Located on 42nd Street, the Daily News Building was constructed in 1929-1930 for the newspaper of the same name, owned by Joseph Patterson. Journalist/publisher Patterson chose architect Raymond Hood for the job. Hood had designed the magnificent Chicago Tribune building, which was owned by Patterson’s grandfather, Joseph Medill.
The 37-story Art Deco building, which stands 476 feet tall (145 m), is best recognized by its vertical strips of windows separated with red and black brick patterned spandrels (the portion of wall between the top of one window and the window sill above it). White brickwork forms the separating vertical piers. While most buildings of the time were being constructed with limestone, Hood decided it was too expensive, so favored brick instead.
The tops of the window stripes are decorated with ornamental spandrels extending all the way to the top of the building. At that point, they’re sloped inward and split by a narrow pier. The top of the building is flat; unusual for buildings of its time. However, the level top served as an inspiration for many skyscrapers that followed. The main entrance is particularly indicative of the Art Deco style, with an ornate bas-relief over that entrance featuring images of office workers underneath a sunburst.
You will notice that the ten-story base of the building is larger than what is above. The building was designed that way in order to accommodate the newspaper’s large presses on the lower floors.
An addition to the Daily News Building was made in the late 1950s by architects Harrison and Abramowitz, including a five-story wing for the newspaper’s enhanced printing plant and an 18-story wing to the east, which provided more office space. The newspaper moved out of the building in 1994 and the landmark skyscraper is now known as the News Building.
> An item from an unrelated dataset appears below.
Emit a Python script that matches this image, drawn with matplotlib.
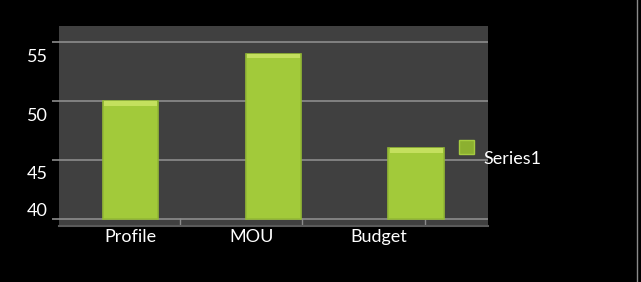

Probably even more famous than the building’s exterior is the giant globe that sits in its lobby. When the building first opened, it was one of the city’s prime tourist attractions. The rotating globe sits in the middle of a domed room that’s decorated with black glass. The map is updated as necessary. Clocks and thermometers line the walls near the globe, providing visitors with info about cities throughout the world.